Conceitualmente a montagem é marcada pelo equilíbrio de recursos
técnicos, a começar da concepção cenográfica e luminar (Roberto Alvim) pontuada plasticamente através de um esqueleto metálico, um score musical (L. P. Daniel) de
melancólicas interferências, gradações de uma iluminação claro/escura e um
figurino branco/preto (Juliana Galdino) - que remete à ambientação soturna das gravuras de Goya.
No primeiro monólogo (Para
o Pior, Avante), Juliana Galdino se destaca num labiríntico jogo vocabular,
fazendo de sua angústia existencial, um inventário linguístico que aproxima Beckett de seu conterrâneo irlandês James Joyce. Ao mesmo tempo que traz uma
incômoda sensação ao público pelas variações radicais de tonalidades vocais -
entre gritos e sussurros - no limite extremo do não significado das palavras.
Fazendo uso de uma loquacidade próxima de vozes infantis e
uma sequencia de reflexões mais ingênuas da pré-adolescência de uma menina/moça,
Paula Spinelli tem convicta performance no texto de menor sustentação da trilogia - Em Companhia.

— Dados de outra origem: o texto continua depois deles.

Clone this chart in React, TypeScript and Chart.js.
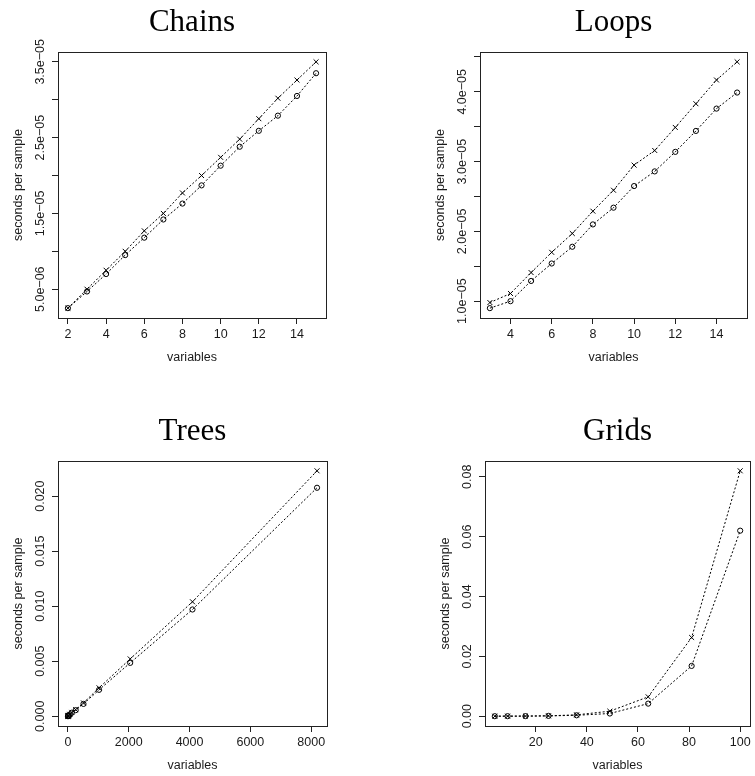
import React, { useEffect, useRef } from "react";
import { Chart, registerables } from "chart.js";

Chart.register(...registerables);

// ---------- data ----------
const chainsVars = [2, 3, 4, 5, 6, 7, 8, 9, 10, 11, 12, 13, 14, 15];
const chainsCross = [2.5e-6, 5.0e-6, 7.5e-6, 1.0e-5, 1.27e-5, 1.5e-5, 1.77e-5, 2.0e-5, 2.24e-5, 2.48e-5, 2.75e-5, 3.02e-5, 3.26e-5, 3.5e-5];
const chainsCircle = [2.5e-6, 4.7e-6, 7.0e-6, 9.5e-6, 1.18e-5, 1.42e-5, 1.63e-5, 1.87e-5, 2.13e-5, 2.38e-5, 2.59e-5, 2.79e-5, 3.05e-5, 3.35e-5];
const chainsXTicks = [2, 4, 6, 8, 10, 12, 14];
const chainsXLabels = ["2", "4", "6", "8", "10", "12", "14"];
const chainsYTicks = [5e-6, 1e-5, 1.5e-5, 2e-5, 2.5e-5, 3e-5, 3.5e-5];
const chainsYLabels = ["5.0e\u221206", "", "1.5e\u221205", "", "2.5e\u221205", "", "3.5e\u221205"];

const loopsVars = [3, 4, 5, 6, 7, 8, 9, 10, 11, 12, 13, 14, 15];
const loopsCross = [9.8e-6, 1.11e-5, 1.41e-5, 1.7e-5, 1.97e-5, 2.29e-5, 2.59e-5, 2.95e-5, 3.16e-5, 3.49e-5, 3.83e-5, 4.17e-5, 4.43e-5];
const loopsCircle = [9.0e-6, 1.0e-5, 1.29e-5, 1.54e-5, 1.78e-5, 2.1e-5, 2.34e-5, 2.65e-5, 2.86e-5, 3.14e-5, 3.44e-5, 3.76e-5, 3.99e-5];
const loopsXTicks = [4, 6, 8, 10, 12, 14];
const loopsXLabels = ["4", "6", "8", "10", "12", "14"];
const loopsYTicks = [1e-5, 1.5e-5, 2e-5, 2.5e-5, 3e-5, 3.5e-5, 4e-5, 4.5e-5];
const loopsYLabels = ["1.0e\u221205", "", "2.0e\u221205", "", "3.0e\u221205", "", "4.0e\u221205", ""];

const treesVars = [2, 4, 8, 16, 32, 64, 128, 256, 512, 1024, 2048, 4096, 8192];
const treesCross = [5.5e-6, 1.1e-5, 2.2e-5, 4.4e-5, 8.8e-5, 1.75e-4, 3.5e-4, 6.0e-4, 1.21e-3, 2.58e-3, 5.21e-3, 1.04e-2, 2.23e-2];
const treesCircle = [5.0e-6, 1.0e-5, 2.0e-5, 4.0e-5, 8.0e-5, 1.6e-4, 3.2e-4, 5.5e-4, 1.12e-3, 2.4e-3, 4.85e-3, 9.7e-3, 2.076e-2];
const treesXTicks = [0, 2000, 4000, 6000, 8000];
const treesXLabels = ["0", "2000", "4000", "6000", "8000"];
const treesYTicks = [0, 0.005, 0.01, 0.015, 0.02];
const treesYLabels = ["0.000", "0.005", "0.010", "0.015", "0.020"];

const gridsVars = [4, 9, 16, 25, 36, 49, 64, 81, 100];
const gridsCross = [2e-6, 1e-5, 3.5e-5, 1.2e-4, 4.5e-4, 1.67e-3, 6.46e-3, 2.63e-2, 8.2e-2];
const gridsCircle = [2e-6, 9e-6, 3e-5, 1e-4, 3e-4, 9e-4, 4.2e-3, 1.68e-2, 6.2e-2];
const gridsXTicks = [20, 40, 60, 80, 100];
const gridsXLabels = ["20", "40", "60", "80", "100"];
const gridsYTicks = [0, 0.02, 0.04, 0.06, 0.08];
const gridsYLabels = ["0.00", "0.02", "0.04", "0.06", "0.08"];

const panelTitles = ["Chains", "Loops", "Trees", "Grids"];
const xTitle = "variables";
const yTitle = "seconds per sample";

// ---------- layout (canvas-relative plot boxes) ----------
type Panel = {
  title: string;
  vars: number[];
  cross: number[];
  circle: number[];
  xTicks: number[];
  xLabels: string[];
  yTicks: number[];
  yLabels: string[];
  x0: number; y0: number; w: number; h: number;
  L: number; T: number; R: number; B: number;
};

const panels: Panel[] = [
  { title: panelTitles[0], vars: chainsVars, cross: chainsCross, circle: chainsCircle, xTicks: chainsXTicks, xLabels: chainsXLabels, yTicks: chainsYTicks, yLabels: chainsYLabels,
    x0: 0, y0: 0, w: 377, h: 388, L: 58, T: 52, R: 326, B: 318 },
  { title: panelTitles[1], vars: loopsVars, cross: loopsCross, circle: loopsCircle, xTicks: loopsXTicks, xLabels: loopsXLabels, yTicks: loopsYTicks, yLabels: loopsYLabels,
    x0: 377, y0: 0, w: 378, h: 388, L: 103, T: 52, R: 370, B: 318 },
  { title: panelTitles[2], vars: treesVars, cross: treesCross, circle: treesCircle, xTicks: treesXTicks, xLabels: treesXLabels, yTicks: treesYTicks, yLabels: treesYLabels,
    x0: 0, y0: 388, w: 377, h: 388, L: 58, T: 73, R: 327, B: 338 },
  { title: panelTitles[3], vars: gridsVars, cross: gridsCross, circle: gridsCircle, xTicks: gridsXTicks, xLabels: gridsXLabels, yTicks: gridsYTicks, yLabels: gridsYLabels,
    x0: 377, y0: 388, w: 378, h: 388, L: 108, T: 73, R: 376, B: 338 },
];

const SANS = "'Liberation Sans', Arial, sans-serif";
const SERIF = "'Liberation Serif', 'Times New Roman', serif";
const FS = 12.5;

function range4(vals: number[]) {
  let mn = Infinity, mx = -Infinity;
  for (const v of vals) { if (v < mn) mn = v; if (v > mx) mx = v; }
  const d = (mx - mn) * 0.04;
  return { min: mn - d, max: mx + d };
}

function PanelChart({ p }: { p: Panel }) {
  const ref = useRef<HTMLCanvasElement | null>(null);
  useEffect(() => {
    const canvas = ref.current;
    if (!canvas) return;
    const xr = range4(p.vars);
    const yr = range4([...p.cross, ...p.circle]);

    const decor = {
      id: "rdecor",
      afterDraw(chart: any) {
        const ctx = chart.ctx as CanvasRenderingContext2D;
        const a = chart.chartArea;
        const ys = chart.scales.y;
        ctx.save();
        // box
        ctx.strokeStyle = "#222";
        ctx.lineWidth = 1;
        ctx.strokeRect(Math.round(a.left) + 0.5, Math.round(a.top) + 0.5, Math.round(a.right) - Math.round(a.left), Math.round(a.bottom) - Math.round(a.top));
        // y tick labels (rotated, like R)
        ctx.fillStyle = "#1a1a1a";
        ctx.font = `${FS}px ${SANS}`;
        ctx.textAlign = "center";
        ctx.textBaseline = "middle";
        p.yTicks.forEach((v, i) => {
          const lab = p.yLabels[i];
          if (!lab) return;
          const py = ys.getPixelForValue(v);
          ctx.save();
          ctx.translate(a.left - 17, py);
          ctx.rotate(-Math.PI / 2);
          ctx.fillText(lab, 0, 0);
          ctx.restore();
        });
        // y axis title
        ctx.save();
        ctx.translate(a.left - 39.5, (a.top + a.bottom) / 2);
        ctx.rotate(-Math.PI / 2);
        ctx.fillText(yTitle, 0, 0);
        ctx.restore();
        // x axis title
        ctx.fillText(xTitle, (a.left + a.right) / 2, a.bottom + 39.5);
        // main title
        ctx.font = `31px ${SERIF}`;
        ctx.textBaseline = "alphabetic";
        ctx.fillStyle = "#000";
        ctx.fillText(p.title, (a.left + a.right) / 2, a.top - 21);
        ctx.restore();
      },
    };

    const lineCommon = {
      borderColor: "#000",
      borderWidth: 1,
      borderDash: [2, 2],
      pointBorderColor: "#000",
      pointBackgroundColor: "rgba(0,0,0,0)",
      pointBorderWidth: 1,
      fill: false,
      tension: 0,
    };

    const chart = new Chart(canvas, {
      type: "line",
      data: {
        datasets: [
          { ...lineCommon, label: "cross", data: p.vars.map((v, i) => ({ x: v, y: p.cross[i] })), pointStyle: "crossRot", pointRadius: 3.5 },
          { ...lineCommon, label: "circle", data: p.vars.map((v, i) => ({ x: v, y: p.circle[i] })), pointStyle: "circle", pointRadius: 2.6 },
        ],
      } as any,
      options: {
        responsive: false,
        animation: false,
        events: [],
        layout: { padding: { top: p.T, right: p.w - p.R, bottom: 0, left: 0 } },
        plugins: { legend: { display: false }, title: { display: false }, tooltip: { enabled: false } },
        scales: {
          x: {
            type: "linear",
            position: "bottom",
            min: xr.min,
            max: xr.max,
            bounds: "data",
            afterBuildTicks: (s: any) => { s.ticks = p.xTicks.map((v) => ({ value: v })); },
            afterFit: (s: any) => { s.height = p.h - p.B; s.paddingLeft = 0; s.paddingRight = 0; s.paddingTop = 0; s.paddingBottom = 0; },
            grid: { drawOnChartArea: false, drawTicks: true, tickLength: 6, color: "#222", lineWidth: 1 },
            border: { display: false },
            ticks: {
              autoSkip: false, maxRotation: 0, minRotation: 0, padding: 3.5, color: "#1a1a1a",
              font: { family: SANS, size: FS },
              callback: (_v: any, i: number) => p.xLabels[i],
            },
          },
          y: {
            type: "linear",
            position: "left",
            min: yr.min,
            max: yr.max,
            bounds: "data",
            afterBuildTicks: (s: any) => { s.ticks = p.yTicks.map((v) => ({ value: v })); },
            afterFit: (s: any) => { s.width = p.L; s.paddingLeft = 0; s.paddingRight = 0; s.paddingTop = 0; s.paddingBottom = 0; },
            grid: { drawOnChartArea: false, drawTicks: true, tickLength: 6, color: "#222", lineWidth: 1 },
            border: { display: false },
            ticks: { display: false },
          },
        },
      } as any,
      plugins: [decor],
    });
    return () => chart.destroy();
  }, [p]);

  return (
    <canvas
      ref={ref}
      width={p.w}
      height={p.h}
      style={{ position: "absolute", left: p.x0, top: p.y0, width: p.w, height: p.h, display: "block" }}
    />
  );
}

export default function App() {
  return (
    <div style={{ position: "absolute", left: 0, top: 0, width: 755, height: 776, background: "#fff" }}>
      {panels.map((p) => (
        <PanelChart key={p.title} p={p} />
      ))}
    </div>
  );
}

Mas é no terceiro momento do tríptico “Mal Visto, Mal Dito” que a expressão estética da encenação atinge a
plateia com o corte laminar, pela trágica dramaticidade da exposição de uma
velha mulher às portas de seu epílogo existencial. No delírio da ancestralidade
de suas lembranças de vida, se confronta com ela mesma, numa árdua tentativa de
encontrar uma identidade pessoal e um significado na finitude existencial.
Com uma carga menos densa de experimentalismo linguístico, mas
mantendo a nuance cáustica dos monólogos precedentes, em destaque a impostação e a extensão
vocal, a carga emotiva da performance e a hierática e solene presença cênica de
uma atriz do porte de Nathalia Timberg.
Numa envolvência carismática palco plateia esta representação
feminina em formato tríptico, barrocamente arquitetado, acaba tornando luminoso
seu proposital hermetismo, explícito nas próprias palavras de Samuel Beckett: “Nada tenho para
dizer, mas somente eu sei como dizer isto”.